- [Work to complete] Transcribe the full listing below exactly.

(Source code of charts)
===
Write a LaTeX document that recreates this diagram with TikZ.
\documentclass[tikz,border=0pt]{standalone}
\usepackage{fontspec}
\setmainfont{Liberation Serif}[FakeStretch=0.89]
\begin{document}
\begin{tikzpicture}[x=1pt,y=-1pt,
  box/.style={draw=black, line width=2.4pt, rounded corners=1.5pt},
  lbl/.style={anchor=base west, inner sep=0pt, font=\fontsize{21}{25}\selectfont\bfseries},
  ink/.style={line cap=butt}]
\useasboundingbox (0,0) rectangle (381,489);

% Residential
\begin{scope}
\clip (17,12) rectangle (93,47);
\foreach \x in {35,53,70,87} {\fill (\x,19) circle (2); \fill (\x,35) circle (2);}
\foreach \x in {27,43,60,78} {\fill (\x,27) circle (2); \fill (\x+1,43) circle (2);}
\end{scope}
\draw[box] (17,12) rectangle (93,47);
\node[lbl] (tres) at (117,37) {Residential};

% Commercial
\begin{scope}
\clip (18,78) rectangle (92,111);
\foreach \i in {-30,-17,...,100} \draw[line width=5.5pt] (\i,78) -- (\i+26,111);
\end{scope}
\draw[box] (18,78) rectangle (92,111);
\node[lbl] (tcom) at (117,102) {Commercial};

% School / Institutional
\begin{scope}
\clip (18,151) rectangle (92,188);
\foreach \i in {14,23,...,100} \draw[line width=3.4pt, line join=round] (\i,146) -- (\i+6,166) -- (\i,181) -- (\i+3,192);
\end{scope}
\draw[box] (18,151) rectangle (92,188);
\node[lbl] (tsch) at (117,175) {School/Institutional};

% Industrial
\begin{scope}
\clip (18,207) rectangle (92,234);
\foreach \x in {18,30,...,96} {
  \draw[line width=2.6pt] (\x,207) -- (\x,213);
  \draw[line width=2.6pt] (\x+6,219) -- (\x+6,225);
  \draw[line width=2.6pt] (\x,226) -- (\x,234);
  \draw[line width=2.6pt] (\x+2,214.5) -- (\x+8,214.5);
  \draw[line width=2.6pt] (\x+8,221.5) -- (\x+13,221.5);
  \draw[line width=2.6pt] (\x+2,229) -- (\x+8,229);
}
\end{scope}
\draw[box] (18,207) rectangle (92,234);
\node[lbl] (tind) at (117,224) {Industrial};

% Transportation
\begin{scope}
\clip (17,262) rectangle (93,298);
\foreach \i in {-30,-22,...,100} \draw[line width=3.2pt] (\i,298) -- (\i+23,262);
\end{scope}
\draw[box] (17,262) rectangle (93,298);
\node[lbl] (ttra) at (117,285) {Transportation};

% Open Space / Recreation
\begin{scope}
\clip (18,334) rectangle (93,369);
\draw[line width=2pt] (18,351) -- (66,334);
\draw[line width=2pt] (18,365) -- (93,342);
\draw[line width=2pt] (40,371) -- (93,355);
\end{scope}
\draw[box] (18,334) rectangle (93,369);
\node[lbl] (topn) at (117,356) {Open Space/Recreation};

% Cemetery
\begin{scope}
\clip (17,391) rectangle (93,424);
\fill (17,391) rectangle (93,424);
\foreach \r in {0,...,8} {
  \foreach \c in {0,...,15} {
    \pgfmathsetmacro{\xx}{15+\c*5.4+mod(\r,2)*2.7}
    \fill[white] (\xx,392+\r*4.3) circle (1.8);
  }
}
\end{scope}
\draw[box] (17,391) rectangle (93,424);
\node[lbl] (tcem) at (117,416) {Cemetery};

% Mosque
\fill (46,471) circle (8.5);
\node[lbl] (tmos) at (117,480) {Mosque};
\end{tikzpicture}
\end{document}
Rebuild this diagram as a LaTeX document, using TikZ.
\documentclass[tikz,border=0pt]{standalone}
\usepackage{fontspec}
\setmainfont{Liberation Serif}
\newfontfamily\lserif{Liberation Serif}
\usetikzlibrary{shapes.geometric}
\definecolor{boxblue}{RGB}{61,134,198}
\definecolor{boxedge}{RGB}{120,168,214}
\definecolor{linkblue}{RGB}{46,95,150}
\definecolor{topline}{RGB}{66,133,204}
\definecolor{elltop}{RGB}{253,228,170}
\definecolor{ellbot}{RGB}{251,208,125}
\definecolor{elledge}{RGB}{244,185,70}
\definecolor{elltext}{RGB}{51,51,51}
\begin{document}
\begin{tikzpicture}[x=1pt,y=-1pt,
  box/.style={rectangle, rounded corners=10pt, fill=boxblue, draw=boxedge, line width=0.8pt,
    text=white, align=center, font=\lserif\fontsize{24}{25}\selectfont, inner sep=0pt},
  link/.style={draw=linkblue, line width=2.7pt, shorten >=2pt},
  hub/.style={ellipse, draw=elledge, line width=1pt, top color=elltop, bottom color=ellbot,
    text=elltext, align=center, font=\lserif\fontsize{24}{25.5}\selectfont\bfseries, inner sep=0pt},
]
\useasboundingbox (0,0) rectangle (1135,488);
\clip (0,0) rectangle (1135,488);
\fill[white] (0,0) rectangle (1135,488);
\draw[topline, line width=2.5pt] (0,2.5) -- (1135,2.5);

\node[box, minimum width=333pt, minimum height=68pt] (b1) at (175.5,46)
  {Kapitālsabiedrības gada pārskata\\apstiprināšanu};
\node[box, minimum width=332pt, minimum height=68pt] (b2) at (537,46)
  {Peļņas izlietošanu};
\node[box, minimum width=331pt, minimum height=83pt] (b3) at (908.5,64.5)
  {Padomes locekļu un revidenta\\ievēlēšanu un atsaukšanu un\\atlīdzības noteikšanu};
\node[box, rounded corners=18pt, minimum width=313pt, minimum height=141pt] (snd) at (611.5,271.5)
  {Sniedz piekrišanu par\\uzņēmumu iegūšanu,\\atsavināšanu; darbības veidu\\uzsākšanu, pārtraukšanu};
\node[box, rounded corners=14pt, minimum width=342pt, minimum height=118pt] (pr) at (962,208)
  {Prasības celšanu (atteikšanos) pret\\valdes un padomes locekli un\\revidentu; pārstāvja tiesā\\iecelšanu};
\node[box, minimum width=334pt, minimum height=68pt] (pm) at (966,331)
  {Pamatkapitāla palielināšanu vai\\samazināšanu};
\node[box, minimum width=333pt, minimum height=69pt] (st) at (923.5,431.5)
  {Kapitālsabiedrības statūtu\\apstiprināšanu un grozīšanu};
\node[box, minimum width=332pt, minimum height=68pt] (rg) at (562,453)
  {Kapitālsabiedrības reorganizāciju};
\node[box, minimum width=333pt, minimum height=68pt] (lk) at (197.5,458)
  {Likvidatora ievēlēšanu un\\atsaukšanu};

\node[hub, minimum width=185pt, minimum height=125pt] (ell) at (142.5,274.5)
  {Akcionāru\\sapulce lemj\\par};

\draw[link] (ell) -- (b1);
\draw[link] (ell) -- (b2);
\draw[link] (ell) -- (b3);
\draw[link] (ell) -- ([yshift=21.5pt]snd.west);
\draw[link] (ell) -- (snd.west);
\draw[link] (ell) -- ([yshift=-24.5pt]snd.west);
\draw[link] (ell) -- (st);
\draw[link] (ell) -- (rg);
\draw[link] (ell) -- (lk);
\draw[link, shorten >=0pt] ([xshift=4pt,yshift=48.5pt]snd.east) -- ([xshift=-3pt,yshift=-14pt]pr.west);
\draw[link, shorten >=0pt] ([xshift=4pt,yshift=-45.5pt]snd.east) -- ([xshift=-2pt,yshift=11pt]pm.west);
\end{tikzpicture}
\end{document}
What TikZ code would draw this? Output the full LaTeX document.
===
- [Output for this exercise]
Write a LaTeX document that recreates this diagram with TikZ.
\documentclass[tikz,border=0pt]{standalone}
\usepackage{fontspec}
\setmainfont{Liberation Serif}[FakeStretch=0.89]
\begin{document}
\begin{tikzpicture}[x=1pt,y=-1pt,
  box/.style={draw=black, line width=2.4pt, rounded corners=1.5pt},
  lbl/.style={anchor=base west, inner sep=0pt, font=\fontsize{21}{25}\selectfont\bfseries},
  ink/.style={line cap=butt}]
\useasboundingbox (0,0) rectangle (381,489);

% Residential
\begin{scope}
\clip (17,12) rectangle (93,47);
\foreach \x in {35,53,70,87} {\fill (\x,19) circle (2); \fill (\x,35) circle (2);}
\foreach \x in {27,43,60,78} {\fill (\x,27) circle (2); \fill (\x+1,43) circle (2);}
\end{scope}
\draw[box] (17,12) rectangle (93,47);
\node[lbl] (tres) at (117,37) {Residential};

% Commercial
\begin{scope}
\clip (18,78) rectangle (92,111);
\foreach \i in {-30,-17,...,100} \draw[line width=5.5pt] (\i,78) -- (\i+26,111);
\end{scope}
\draw[box] (18,78) rectangle (92,111);
\node[lbl] (tcom) at (117,102) {Commercial};

% School / Institutional
\begin{scope}
\clip (18,151) rectangle (92,188);
\foreach \i in {14,23,...,100} \draw[line width=3.4pt, line join=round] (\i,146) -- (\i+6,166) -- (\i,181) -- (\i+3,192);
\end{scope}
\draw[box] (18,151) rectangle (92,188);
\node[lbl] (tsch) at (117,175) {School/Institutional};

% Industrial
\begin{scope}
\clip (18,207) rectangle (92,234);
\foreach \x in {18,30,...,96} {
  \draw[line width=2.6pt] (\x,207) -- (\x,213);
  \draw[line width=2.6pt] (\x+6,219) -- (\x+6,225);
  \draw[line width=2.6pt] (\x,226) -- (\x,234);
  \draw[line width=2.6pt] (\x+2,214.5) -- (\x+8,214.5);
  \draw[line width=2.6pt] (\x+8,221.5) -- (\x+13,221.5);
  \draw[line width=2.6pt] (\x+2,229) -- (\x+8,229);
}
\end{scope}
\draw[box] (18,207) rectangle (92,234);
\node[lbl] (tind) at (117,224) {Industrial};

% Transportation
\begin{scope}
\clip (17,262) rectangle (93,298);
\foreach \i in {-30,-22,...,100} \draw[line width=3.2pt] (\i,298) -- (\i+23,262);
\end{scope}
\draw[box] (17,262) rectangle (93,298);
\node[lbl] (ttra) at (117,285) {Transportation};

% Open Space / Recreation
\begin{scope}
\clip (18,334) rectangle (93,369);
\draw[line width=2pt] (18,351) -- (66,334);
\draw[line width=2pt] (18,365) -- (93,342);
\draw[line width=2pt] (40,371) -- (93,355);
\end{scope}
\draw[box] (18,334) rectangle (93,369);
\node[lbl] (topn) at (117,356) {Open Space/Recreation};

% Cemetery
\begin{scope}
\clip (17,391) rectangle (93,424);
\fill (17,391) rectangle (93,424);
\foreach \r in {0,...,8} {
  \foreach \c in {0,...,15} {
    \pgfmathsetmacro{\xx}{15+\c*5.4+mod(\r,2)*2.7}
    \fill[white] (\xx,392+\r*4.3) circle (1.8);
  }
}
\end{scope}
\draw[box] (17,391) rectangle (93,424);
\node[lbl] (tcem) at (117,416) {Cemetery};

% Mosque
\fill (46,471) circle (8.5);
\node[lbl] (tmos) at (117,480) {Mosque};
\end{tikzpicture}
\end{document}
Rebuild this diagram as a LaTeX document, using TikZ.
\documentclass[tikz,border=0pt]{standalone}
\usepackage{fontspec}
\setmainfont{Liberation Serif}
\newfontfamily\lserif{Liberation Serif}
\usetikzlibrary{shapes.geometric}
\definecolor{boxblue}{RGB}{61,134,198}
\definecolor{boxedge}{RGB}{120,168,214}
\definecolor{linkblue}{RGB}{46,95,150}
\definecolor{topline}{RGB}{66,133,204}
\definecolor{elltop}{RGB}{253,228,170}
\definecolor{ellbot}{RGB}{251,208,125}
\definecolor{elledge}{RGB}{244,185,70}
\definecolor{elltext}{RGB}{51,51,51}
\begin{document}
\begin{tikzpicture}[x=1pt,y=-1pt,
  box/.style={rectangle, rounded corners=10pt, fill=boxblue, draw=boxedge, line width=0.8pt,
    text=white, align=center, font=\lserif\fontsize{24}{25}\selectfont, inner sep=0pt},
  link/.style={draw=linkblue, line width=2.7pt, shorten >=2pt},
  hub/.style={ellipse, draw=elledge, line width=1pt, top color=elltop, bottom color=ellbot,
    text=elltext, align=center, font=\lserif\fontsize{24}{25.5}\selectfont\bfseries, inner sep=0pt},
]
\useasboundingbox (0,0) rectangle (1135,488);
\clip (0,0) rectangle (1135,488);
\fill[white] (0,0) rectangle (1135,488);
\draw[topline, line width=2.5pt] (0,2.5) -- (1135,2.5);

\node[box, minimum width=333pt, minimum height=68pt] (b1) at (175.5,46)
  {Kapitālsabiedrības gada pārskata\\apstiprināšanu};
\node[box, minimum width=332pt, minimum height=68pt] (b2) at (537,46)
  {Peļņas izlietošanu};
\node[box, minimum width=331pt, minimum height=83pt] (b3) at (908.5,64.5)
  {Padomes locekļu un revidenta\\ievēlēšanu un atsaukšanu un\\atlīdzības noteikšanu};
\node[box, rounded corners=18pt, minimum width=313pt, minimum height=141pt] (snd) at (611.5,271.5)
  {Sniedz piekrišanu par\\uzņēmumu iegūšanu,\\atsavināšanu; darbības veidu\\uzsākšanu, pārtraukšanu};
\node[box, rounded corners=14pt, minimum width=342pt, minimum height=118pt] (pr) at (962,208)
  {Prasības celšanu (atteikšanos) pret\\valdes un padomes locekli un\\revidentu; pārstāvja tiesā\\iecelšanu};
\node[box, minimum width=334pt, minimum height=68pt] (pm) at (966,331)
  {Pamatkapitāla palielināšanu vai\\samazināšanu};
\node[box, minimum width=333pt, minimum height=69pt] (st) at (923.5,431.5)
  {Kapitālsabiedrības statūtu\\apstiprināšanu un grozīšanu};
\node[box, minimum width=332pt, minimum height=68pt] (rg) at (562,453)
  {Kapitālsabiedrības reorganizāciju};
\node[box, minimum width=333pt, minimum height=68pt] (lk) at (197.5,458)
  {Likvidatora ievēlēšanu un\\atsaukšanu};

\node[hub, minimum width=185pt, minimum height=125pt] (ell) at (142.5,274.5)
  {Akcionāru\\sapulce lemj\\par};

\draw[link] (ell) -- (b1);
\draw[link] (ell) -- (b2);
\draw[link] (ell) -- (b3);
\draw[link] (ell) -- ([yshift=21.5pt]snd.west);
\draw[link] (ell) -- (snd.west);
\draw[link] (ell) -- ([yshift=-24.5pt]snd.west);
\draw[link] (ell) -- (st);
\draw[link] (ell) -- (rg);
\draw[link] (ell) -- (lk);
\draw[link, shorten >=0pt] ([xshift=4pt,yshift=48.5pt]snd.east) -- ([xshift=-3pt,yshift=-14pt]pr.west);
\draw[link, shorten >=0pt] ([xshift=4pt,yshift=-45.5pt]snd.east) -- ([xshift=-2pt,yshift=11pt]pm.west);
\end{tikzpicture}
\end{document}
What TikZ code would draw this? Output the full LaTeX document.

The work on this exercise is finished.